The information on Stradymov’s murder first came public on January 19th. Friends of the deceased youth were working with police to get the investigation moving.
A blog run by National Bolshevik press-secretary Darya Yakovleva said that one of Stradymov’s friends, “Katya” was called in to identify his body on January 19th. Katya said that the activist was attacked with incredible severity, that most of the blows were to his head, and that his skull was cracked in several places, according to the blog.
There was no clear motive or suspects in the attack, but friends speculated that Stradymov’s political activities may have been a reason.
“We are not going to make rash conclusions, but.. Anton did not have personal enemies,” Yakovleva wrote in the blog. “It is unlikely that he could have interested muggers, all the more so since all of his personal things that could have had any value remained on him.

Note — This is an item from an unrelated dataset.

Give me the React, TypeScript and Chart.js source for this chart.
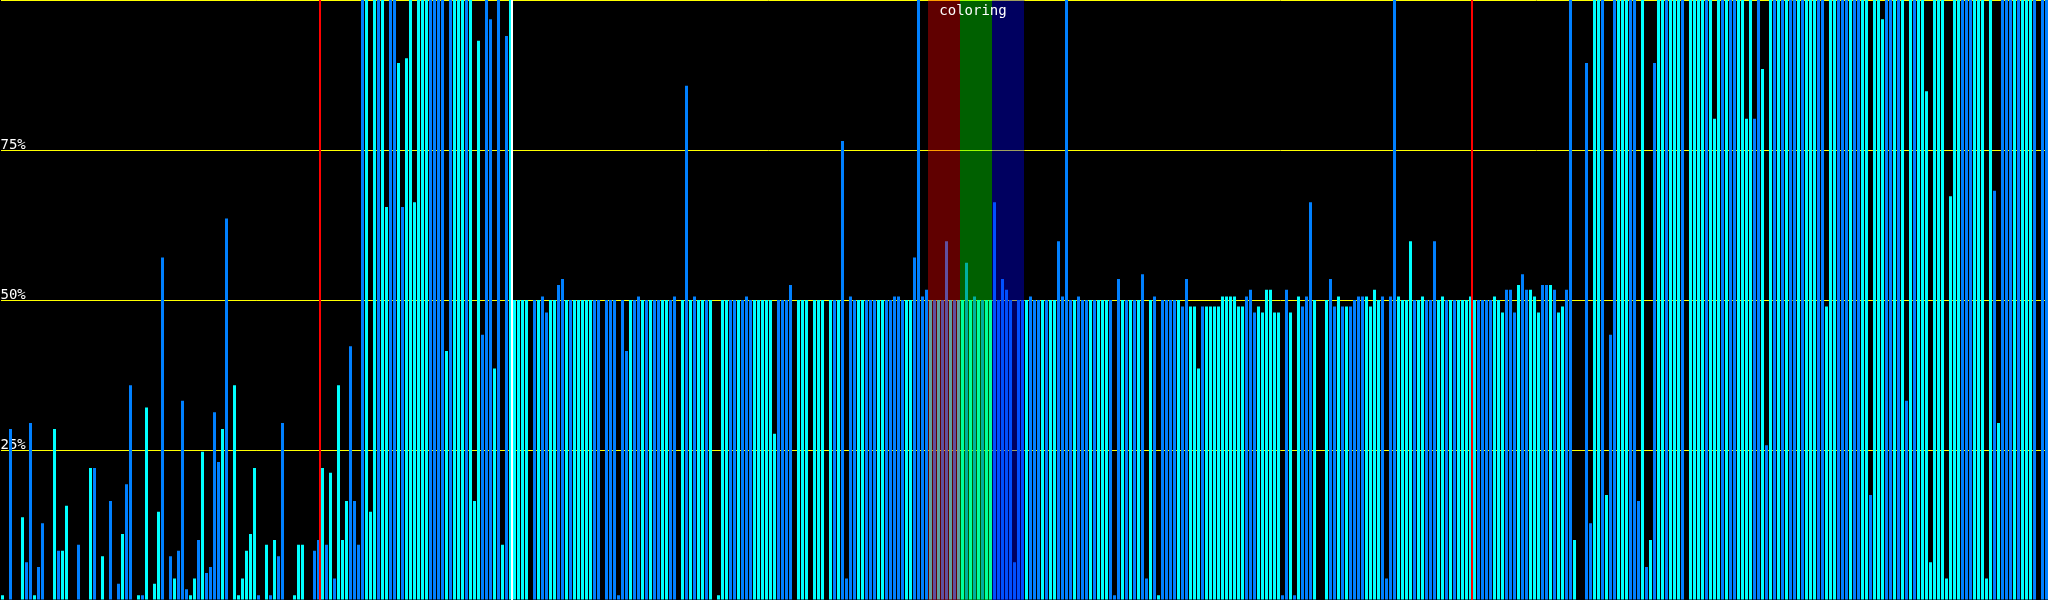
import React, { useEffect, useRef } from 'react';
import { Chart, registerables } from 'chart.js';

Chart.register(...registerables);

// ---- data: bar heights in percent, 64 bars per segment ----
const seg1Values = [0.8,0,28.5,0,0,13.8,6.3,29.5,0.8,5.5, 12.8,0,0,28.5,8.2,8.2,15.7,0,0,9.2, 0,0,22,22,0,7.3,0,16.5,0,2.7, 11,19.3,35.8,0,0.8,0.8,32.1,0,2.7,14.7, 57.1,0,7.3,3.6,8.2,33.2,1.8,0.8,3.6,10, 24.7,4.5,5.5,31.3,23,28.5,63.6,0,35.8,0.8, 3.6,8.2,11,22];
const seg2Values = [0.8,0,9.2,0.8,10,7.3,29.5,0,0,0.8, 9.2,9.2,0,0,8.2,10,22,9.2,21.2,3.6, 35.8,10,16.5,42.3,16.5,9.2,100,100,14.7,100, 100,100,65.5,100,100,89.5,65.5,90.3,100,66.3, 100,100,100,100,100,100,100,41.5,100,100, 100,100,100,100,16.5,93.2,44.2,100,96.8,38.6, 100,9.2,94,100];
const seg3Values = [50,50,50,50,0,50,50,50.6,47.9,50, 50,52.5,53.5,50,50,50,50,50,50,50, 50,50,0,50,50,50,0.8,50,41.5,50, 50,50.6,50,50,50,50,50,50,50,50, 50.6,0,50,85.7,50,50.6,50,50,50,50, 0,0.8,50,50,50,50,50,50,50.6,50, 50,50,50,50];
const seg4Values = [50,27.7,50,50,50,52.5,0,50,50,50, 0,50,50,50,0,50,50,50,76.5,3.6, 50.6,50,50,50,50,50,50,50,50,50, 50,50.6,50.6,50,50,50,57.1,100,50.6,51.7, 50,50,50,50,59.8,50,50,50,50,56.2, 50,50.6,50,50,50,50,66.3,50,53.5,51.7, 50,6.3,50,50];
const seg5Values = [50,50.6,50,50,50,50,50,50,59.8,50.6, 100,50,50,50.6,50,50,50,50,50,50, 50,50,0.8,53.5,50,50,50,50,50,54.3, 3.6,50,50.6,0.8,50,50,50,50,50,48.9, 53.5,48.9,48.9,38.6,48.9,48.9,48.9,48.9,48.9,50.6, 50.6,50.6,50.6,48.9,48.9,50.6,51.7,47.9,48.9,47.9, 51.7,51.7,47.9,47.9];
const seg6Values = [0.8,51.7,47.9,0.8,50.6,48.9,50.6,66.3,50,0, 0,50,53.5,48.9,50.6,48.9,48.9,48.9,50,50.6, 50.6,50.6,48.9,51.7,50,50.6,3.6,50.6,100,50.6, 50,50,59.8,50,50,50.6,50,50,59.8,50, 50.6,50,50,50,50,50,50,50.6,50,50, 50,50,50,50.6,50,47.9,51.7,51.7,47.9,52.5, 54.3,51.7,51.7,50.6];
const seg7Values = [47.9,52.5,52.5,52.5,51.7,47.9,48.9,51.7,100,10, 0,0,89.5,12.8,100,100,100,17.5,44.2,100, 100,100,100,100,100,16.5,100,5.5,10,89.5, 100,100,100,100,100,100,100,0,100,100, 100,100,100,100,80.2,100,100,100,100,100, 100,100,80.2,100,80.2,100,88.5,25.8,100,100, 100,100,100,100];
const seg8Values = [100,100,100,100,100,100,100,100,48.9,100, 100,100,100,100,100,100,100,100,100,17.5, 100,100,96.8,100,100,100,100,100,33.2,100, 100,100,100,84.8,6.3,100,100,100,3.6,67.3, 100,100,100,100,100,100,100,100,3.6,100, 68.2,29.5,100,100,100,100,100,100,100,100, 100,0,100,100];

// ---- data: series kind of each bar (b = primary, c = secondary, - = empty) ----
const seg1Kinds = ['c-b--cbbcb','b--cbcc--b','--cb-c-b-b','cbb-cbc-cc','b-bcbbbccb','cbbbbcb-cc','cccc'];
const seg2Kinds = ['b-cbcbb--c','cc--bbcbcb','cccbbbbccc','bccbbcbccc','cccbbbbcbc','ccbcccbbbc','bcbc'];
const seg3Kinds = ['cccc-bcbbc','cbbcbccccc','bb-bbbbbbc','bbcbcbbccb','b-cbcbccbc','-cccbbcbbb','cccc'];
const seg4Kinds = ['ccbbbb-ccc','-ccc-cbcbb','bbccbbbccb','bbbbccbbbb','cbcbbcbccb','cbcbccbbbb','bbbb'];
const seg5Kinds = ['cbbbcbccbb','bbcbbbcbcc','cbbbcbcbcb','bcbcbbbbcb','bcccbccccc','cccccbbbcc','cccc'];
const seg6Kinds = ['bbcbcbbbc-','-cbbcbcbbb','bccccbbbbc','cccbccbbbc','cbcbcccccb','bbbcccbbbc','bbcc'];
const seg7Kinds = ['cbbcbccbbc','--bbccbcbb','cccbbbcbcb','ccbcccb-cc','ccbcccbcbb','ccccbbcbcb','cbcb'];
const seg8Kinds = ['bcbcccbbcc','cbbbcbbccb','cccbbcbcbc','bccccccccc','ccbbbccccc','bcbbbcbccc','b-bb'];

// ---- axis ticks / annotations ----
const yTickLabels = [25, 50, 75];
const bandStarts = [232, 240, 248];
const bandEnds = [240, 248, 256];
const bandTitle = 'coloring';
const redMarkers = [80, 368];
const whiteMarkers = [128];

const values = [
  ...seg1Values, ...seg2Values, ...seg3Values, ...seg4Values,
  ...seg5Values, ...seg6Values, ...seg7Values, ...seg8Values,
];
const kinds = [
  seg1Kinds, seg2Kinds, seg3Kinds, seg4Kinds, seg5Kinds, seg6Kinds, seg7Kinds, seg8Kinds,
].map((s) => s.join('')).join('').split('');
const categories = values.map((_, i) => String(i));

const BLUE = '#0080ff';
const CYAN = '#00ffff';
const BAND_COLORS = ['rgba(255,0,0,0.375)', 'rgba(0,255,0,0.375)', 'rgba(0,0,255,0.375)'];
const FONT = '"DejaVu Sans Mono", "Liberation Mono", monospace';

const overlayPlugin = {
  id: 'overlayBands',
  afterDatasetsDraw(chart: any) {
    const { ctx, chartArea, scales } = chart;
    const x = scales.x;
    const w = x.width / categories.length;
    const edge = (i: number) => Math.floor(x.getPixelForValue(i) - w / 2);
    ctx.save();
    bandStarts.forEach((s, k) => {
      const l = edge(s);
      const r = edge(bandEnds[k]);
      ctx.fillStyle = BAND_COLORS[k];
      ctx.fillRect(l, chartArea.top, r - l, chartArea.bottom - chartArea.top);
    });
    ctx.restore();
  },
  afterDraw(chart: any) {
    const { ctx, chartArea, scales } = chart;
    const x = scales.x;
    const w = x.width / categories.length;
    const edge = (i: number) => Math.floor(x.getPixelForValue(i) - w / 2);
    ctx.save();
    const h = chartArea.bottom - chartArea.top;
    ctx.fillStyle = '#ff0000';
    redMarkers.forEach((m) => ctx.fillRect(edge(m) - 1, chartArea.top, 2, h));
    ctx.fillStyle = '#ffffff';
    whiteMarkers.forEach((m) => ctx.fillRect(edge(m) - 1, chartArea.top, 2, h));
    const cx = (edge(bandStarts[0]) + edge(bandEnds[bandEnds.length - 1])) / 2;
    ctx.font = `14px ${FONT}`;
    ctx.textAlign = 'center';
    ctx.textBaseline = 'alphabetic';
    ctx.fillStyle = '#ffffff';
    ctx.fillText(bandTitle, cx - 3, chartArea.top + 15);
    ctx.restore();
  },
};

export default function App() {
  const ref = useRef<HTMLCanvasElement>(null);
  useEffect(() => {
    document.body.style.margin = '0';
    document.body.style.overflow = 'hidden';
    document.body.style.background = '#000';
    const canvas = ref.current!;
    const chart = new Chart(canvas, {
      type: 'bar',
      data: {
        labels: categories,
        datasets: [
          {
            data: values,
            backgroundColor: kinds.map((k) => (k === 'c' ? CYAN : BLUE)),
            borderWidth: 0,
            barPercentage: 0.75,
            categoryPercentage: 1,
            inflateAmount: 0,
          } as any,
        ],
      },
      options: {
        responsive: false,
        animation: false,
        devicePixelRatio: 1,
        layout: { padding: { left: 0.5, right: 0.5, top: 0, bottom: 0 } },
        plugins: {
          legend: { display: false },
          tooltip: { enabled: false },
          title: { display: false },
        },
        scales: {
          x: { display: false, offset: true },
          y: {
            min: 0,
            max: 100,
            z: 1,
            afterFit: (s: any) => {
              s.paddingTop = 0;
              s.paddingBottom = 0;
            },
            border: { display: false },
            grid: { color: '#ffff00', lineWidth: 1, drawTicks: false },
            ticks: {
              stepSize: 25,
              mirror: true,
              padding: 0,
              labelOffset: -5,
              color: '#ffffff',
              font: { family: FONT, size: 14 },
              callback: (v: any) => (yTickLabels.includes(Number(v)) ? `${v}%` : ''),
            },
          } as any,
        },
      },
      plugins: [overlayPlugin],
    });
    return () => chart.destroy();
  }, []);
  return (
    <canvas
      ref={ref}
      width={2049}
      height={600}
      style={{ position: 'fixed', left: 0, top: 0, display: 'block', background: '#000' }}
    />
  );
}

“But he had managed to do some harm to many with his political activities. And no one hits like that at an ordinary street fight.”
Stradymov is not the first National Bolshevik activist who has been assaulted and killed in recent years. 23-year-old Yury Chervochkin died in December 2007 after he was jumped on the outskirts of Moscow in November of that year. Chervochkin had called friends shortly before his attack and expressed concern that he was being followed by officers of the UBOP special police forces.
The National Bolshevik party, which is led by author Eduard Limonov, is known best for its anti-Kremlin street demonstrations and non-violent public pranks. The party has been banned repeatedly by authorities, and a number of its members are currently behind bars.